To the man using Textmate on OS X, you probably code Javascript an CSS, and might dabble in Rails or vice versa. The guy using Emacs might be doing this as well, but there is a good chance he's a hardcore AI Lisp hacker.
I am a web designer. I write CSS, XHTML, and JS. I deal with Django templates all day long, a web browser, and the remaining time is in the terminal. I'm more terminal oriented than most/all designers I know, but for the most part I am playing around in a GUI wonderland. I use Textmate. Textmate really truly is a powerful editor, I will not disagree. Textmate is hands down the best editor I have ever used, for all of the reasons you have suggested. But I won't deny that Emacs is probably also one of the best editors in the world.
My CTO/Partner/best friend uses Emacs. He's a python hacker. He writes python all day long. He's got a Thinkpad running Ubuntu and quite a few terminal windows. He's doing a totally different kind of work, interfacing with the back-end mostly while I deal with the front end. He swears by Emacs. I tend to think of Emacs more like an OS actually... you can play games in it, browse the web, use your term, check your mail, and edit all kinds of crap. It's extremely powerful. The sumo package contains a TON of extra stuff.
Anyway, no one can really say X editor is better than Y editor. Similar to the way a programmer will ultimately take on a certain language as his own, the same thing occurs with an editor.

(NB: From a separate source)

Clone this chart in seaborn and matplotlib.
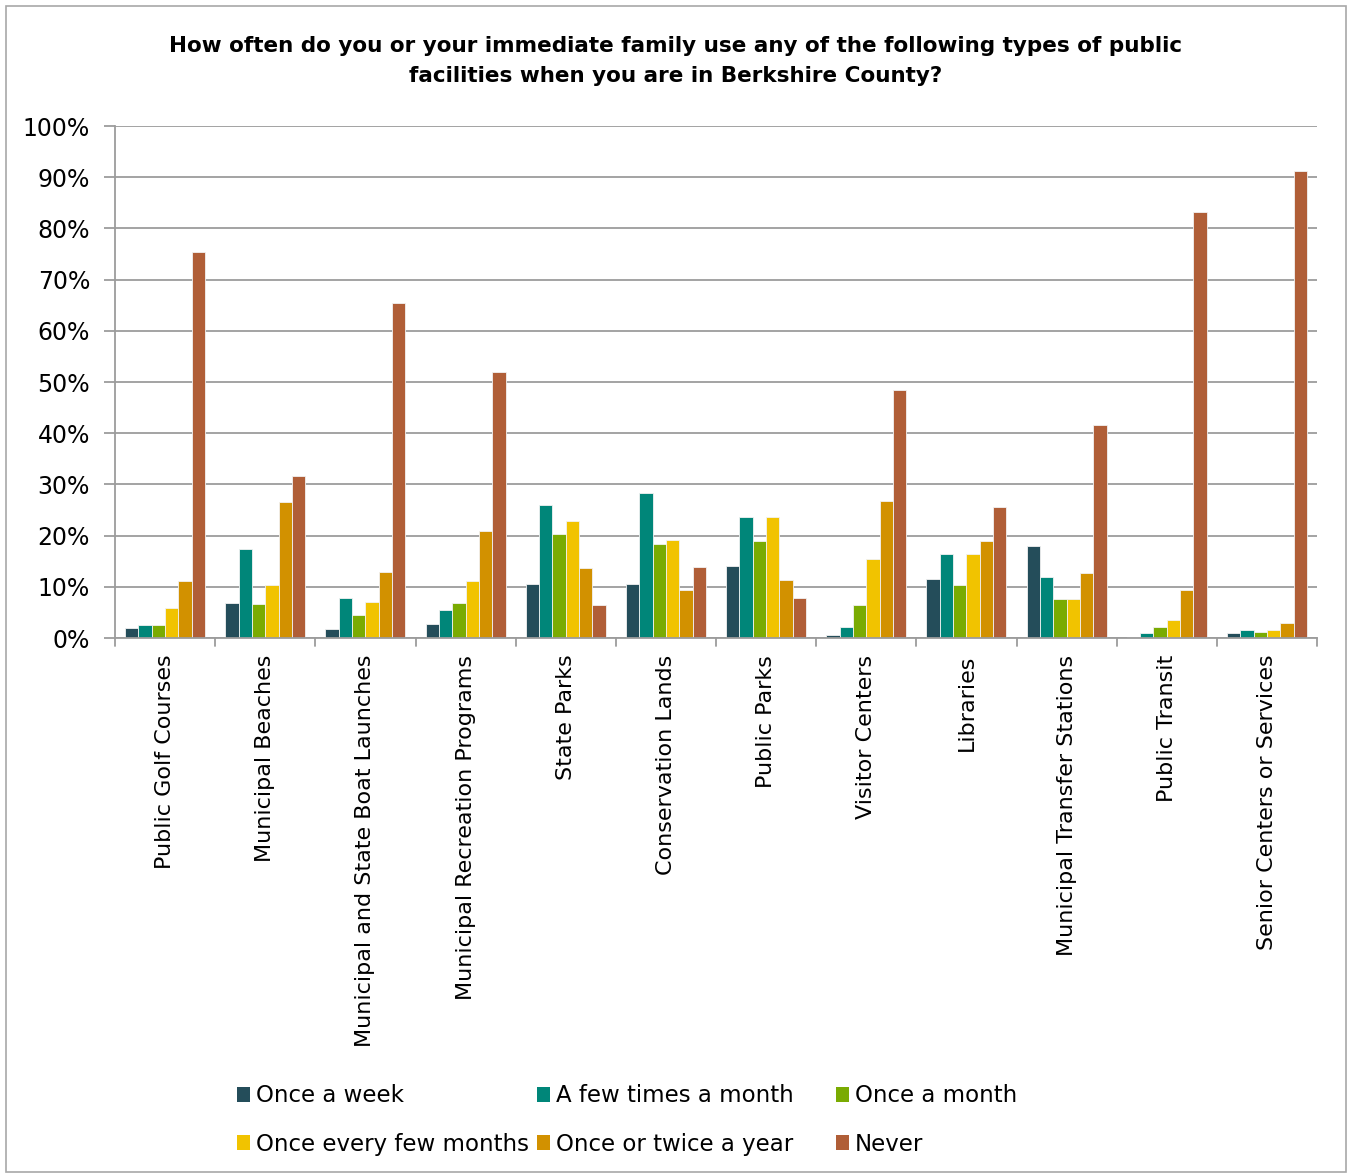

At some point learning or playing with a new editor is like learning a whole new language. Might as well get dropped smack dab in the middle of Spain, or throw out all of your Python/Ruby/insert-lang-here for Objective-C. It's the same kind of pain.
But I do agree that bloatware crap like Xcode and Eclipse are simply... crap.
Anyway hope some of that made sense. I might have gone off track a bit :/
For the record I am a huge fan of Textmate and use it religuiously. export EDITOR="mate -w" :)
Everything else is vim though, haha, sorry Emacs lovers.